Why three different breeds? “We’re trying to see which calves will grow faster,” Houser said. “We’re looking for the top breed.”

Though considered exotic breeds in the United States, the cows don’t need any special care, Houser said. “They breed easy, they birth easy and they’re hardy,” he said.

The cattle eat grass or alfalfa hay exclusively, never grain. “Cattle aren’t meant to eat grain, and when they do, the grain gets rancid and they get sick, so you need to pump them full of antibiotics,” Houser said.

Do the exotic breeds taste better than, say, familiar breeds like Angus? Price thinks so.

“I agree feed makes a big difference, but given two different breeds with the same diet, they will taste different,” he said. Providence Cicero, the Seattle Times’ restaurant critic, went further, recently giving Bateau the only perfect (four stars) rating she has ever bestowed.
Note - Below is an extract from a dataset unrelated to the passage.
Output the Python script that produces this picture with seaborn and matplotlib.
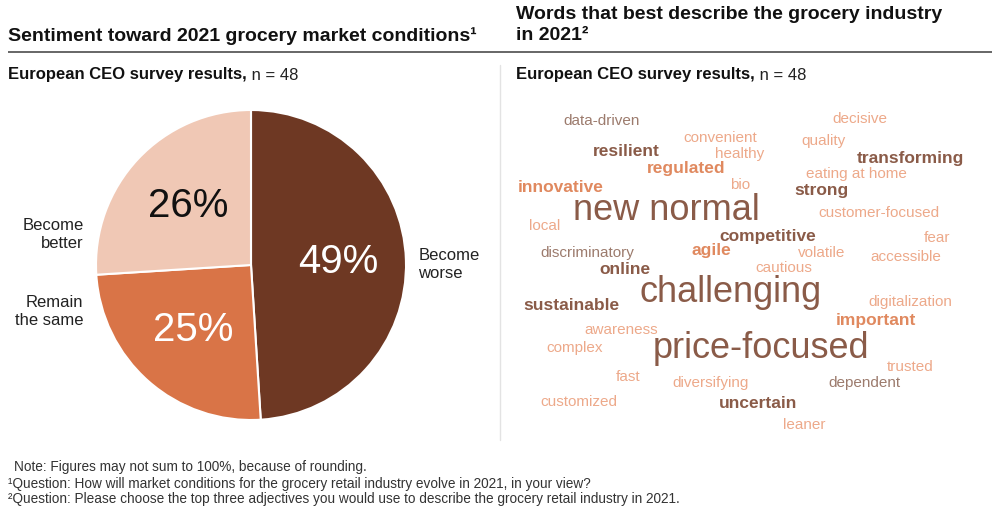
import matplotlib
matplotlib.use('Agg')
import matplotlib.pyplot as plt
import seaborn as sns

# --- data ---
sentiment_labels = ['Become\nworse', 'Remain\nthe same', 'Become\nbetter']
sentiment_share = [49, 25, 26]

cloud_words = [
    'new normal', 'challenging', 'price-focused',
    'resilient', 'transforming', 'strong', 'competitive', 'online', 'sustainable', 'uncertain',
    'regulated', 'innovative', 'agile', 'important',
    'data-driven', 'discriminatory', 'dependent',
    'decisive', 'convenient', 'quality', 'healthy', 'eating at home', 'bio',
    'customer-focused', 'local', 'fear', 'volatile', 'accessible', 'cautious',
    'digitalization', 'awareness', 'complex', 'trusted', 'fast', 'diversifying',
    'customized', 'leaner',
]
# 3 = most cited, 2 = frequently cited, 1 = cited
cloud_tier = [3, 3, 3,
              2, 2, 2, 2, 2, 2, 2,
              2, 2, 2, 2,
              1, 1, 1,
              1, 1, 1, 1, 1, 1,
              1, 1, 1, 1, 1, 1,
              1, 1, 1, 1, 1, 1,
              1, 1]
# tone group used for colour
cloud_tone = ['dark', 'dark', 'dark',
              'dark', 'dark', 'dark', 'dark', 'dark', 'dark', 'dark',
              'orange', 'orange', 'orange', 'orange',
              'muted', 'muted', 'muted',
              'light', 'light', 'light', 'light', 'light', 'light',
              'light', 'light', 'light', 'light', 'light', 'light',
              'light', 'light', 'light', 'light', 'light', 'light',
              'light', 'light']

# --- layout (pixel positions of the word cloud, not data) ---
cloud_xy = [
    (666, 211), (731, 293), (761, 349),
    (626, 151), (910, 158), (821, 191), (768, 236), (625, 269), (571, 306), (758, 403),
    (686, 168), (561, 187), (711, 251), (876, 320),
    (602, 121), (587, 253), (864, 383),
    (860, 119), (720, 138), (823, 141), (740, 154), (856, 174), (740, 185),
    (879, 213), (545, 226), (937, 238), (822, 253), (906, 257), (784, 268),
    (910, 302), (621, 330), (575, 348), (910, 367), (628, 377), (711, 383),
    (579, 402), (804, 425),
]

pie_colors = sns.color_palette(['#6e3823', '#d97447', '#f0c8b5'])
tone_colors = {'dark': '#8a5b48', 'orange': '#e0895f', 'muted': '#9c7b6d', 'light': '#eda98a'}
tier_size = {3: 26, 2: 12.5, 1: 11}
tier_weight = {3: 'normal', 2: 'bold', 1: 'normal'}

sns.set_theme(style='white')
plt.rcParams['font.family'] = ['Liberation Sans', 'DejaVu Sans']

fig = plt.figure(figsize=(9.96, 5.11), dpi=100)

# overlay axes in pixel units for titles, rules and the word cloud
axt = fig.add_axes([0, 0, 1, 1])
axt.set_xlim(0, 996)
axt.set_ylim(511, 0)
axt.axis('off')

# pie
W, H = 996, 511
cx, cy, r = 251, 265, 155
ax = fig.add_axes([(cx - 1.25 * r) / W, 1 - (cy + 1.25 * r) / H, 2.5 * r / W, 2.5 * r / H])
wedges, _, autotexts = ax.pie(
    sentiment_share,
    colors=pie_colors,
    startangle=90,
    counterclock=False,
    autopct=lambda p: f'{p:.0f}%',
    pctdistance=0.56,
    wedgeprops=dict(edgecolor='white', linewidth=1.5),
    textprops=dict(fontsize=29),
)
for t, c in zip(autotexts, ['white', 'white', '#111111']):
    t.set_color(c)
ax.set_xlim(-1.25, 1.25)
ax.set_ylim(-1.25, 1.25)

label_pos = [(1.08, 0.0, 'left'), (-1.08, -0.3, 'right'), (-1.08, 0.2, 'right')]
for lab, (lx, ly, ha) in zip(sentiment_labels, label_pos):
    ax.text(lx, ly, lab, ha=ha, va='center', fontsize=12, color='#222222', linespacing=1.25)

# titles
axt.text(8, 36, 'Sentiment toward 2021 grocery market conditions¹', fontsize=14,
         fontweight='bold', color='#111111', va='center', ha='left')
axt.text(516, 25, 'Words that best describe the grocery industry\nin 2021²', fontsize=14,
         fontweight='bold', color='#111111', va='center', ha='left', linespacing=1.35)
axt.plot([8, 992], [52.5, 52.5], color='#666666', lw=1.4, solid_capstyle='butt')
axt.plot([500, 500], [65, 440], color='#e3e3e3', lw=1)

for x0 in (8, 516):
    sub = axt.text(x0, 75, 'European CEO survey results,', fontsize=12, fontweight='bold',
                   color='#111111', va='center', ha='left')
    axt.annotate(' n = 48', xy=(1, 0), xycoords=sub, va='bottom', ha='left',
                 fontsize=12, color='#222222')

# word cloud
for word, tier, tone, (x, y) in zip(cloud_words, cloud_tier, cloud_tone, cloud_xy):
    axt.text(x, y, word, ha='center', va='center', fontsize=tier_size[tier],
             fontweight=tier_weight[tier], color=tone_colors[tone])

# footnotes
axt.text(14, 467, 'Note: Figures may not sum to 100%, because of rounding.', fontsize=9.8,
         color='#333333', va='center')
axt.text(8, 484, '¹Question: How will market conditions for the grocery retail industry evolve in 2021, in your view?',
         fontsize=9.8, color='#333333', va='center')
axt.text(8, 499, '²Question: Please choose the top three adjectives you would use to describe the grocery retail industry in 2021.',
         fontsize=9.8, color='#333333', va='center')

fig.savefig('out.png', dpi=100)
Eight of the farm’s cows — four months’ worth of meat, at the current consumption rate —  are now the ideal age for slaughter: 24 months. Two will be trucked later this month to Burk Ridge Farms, in Custer, to be slaughtered and then transported down to Bateau as four beef halves. There they will hang in a cooled dry-aging room, displayed to diners through a huge picture window until they are butchered on site and served.

Each animal is worth as much as $18,000, figuring their gross value in cuts of meat sold in the restaurant, Houser said.

Eventually, though possibly as long as 10 years from now, Sea Creatures intends for the farm to be self-sustaining economically, Price said.

“It’s not a vanity project or a lark. It needs to stand on its own.”